When our first parents fell, the occasion of their grief and ours was food. Not only was it food, it was food that was good. The prohibition of the tree of knowledge of good and evil was clearly a temporary restriction. God did not create an evil, and place it in the midst of the Garden.
“And out of the ground made the LORD God to grow every tree that is pleasant to the sight, and good for food; the tree of life also in the midst of the garden, and the tree of knowledge of good and evil” (Gen. 2:9).
“And when the woman saw that the tree was good for food, and that it was pleasant to the eyes, and a tree to be desired to make one wise, she took of the fruit thereof, and did eat, and gave also unto her husband with her; and he did eat” (Gen. 3:6).
The disaster here was a disaster of timing, and at the heart of that disaster of refusing to hear and heed God, refusing to do what He said the way He said to do it. Sinners like to think in self-excusing and rationalizing ways. We can do as we want here at this Supper because the Lord established it Himself, and placed it at the center of the new Garden. That’s right, He did do that. But have we learned nothing?
Paul tells the Corinthians that when they gather it is not to eat the Lord’s Supper. He tells them that their observance of it was doing more harm than good. When God rebuked Adam and Eve for disobeying Him generally, it is no answer to reply that the food they ate was good for food, which it was. It is no answer to point to a scriptural passage that says that it was good for food. What it is can be fully granted, without saying anything about how we come to it.
In the same way, it is no answer to jab your finger at certain passages of the Bible, insisting that your version of the real presence is dogmatically assured. Rather, we must come when the Lord says to come, and we must partake the way the Lord says to partake. Obedience is the great opener of eyes. We will come to see and know when we come to renew our covenant vows in the way God says to do.
What is that way? In what way will the Lord’s Supper really be fruitful as the Lord’s Supper among us? As we partake, we shouldn’t isolate ourselves. Don’t curl up in a little ball. Look around the room at all your brothers and sisters; look at the body of Christ, and love them. God has summoned everyone here, together with you. These are your people.

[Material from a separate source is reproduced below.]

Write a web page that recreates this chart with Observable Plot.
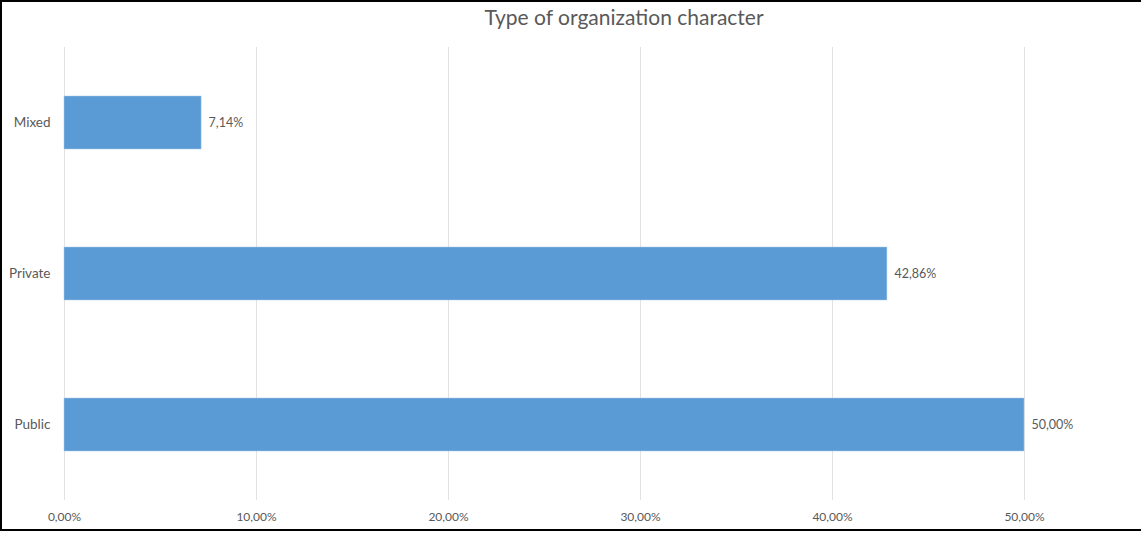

We took the fruit of the knowledge of good and evil prematurely. We grasped a knowledge that our heads and hearts were too young for. But we have that knowledge, and our frame has collapsed underneath the weight of it. Jesus came to restore us, to make us fit to carry that knowledge without cratering beneath it. And what is it that restores our frame? It is love, kindness, mercy, gentleness, patience, gentleness, mercy, kindness, and love.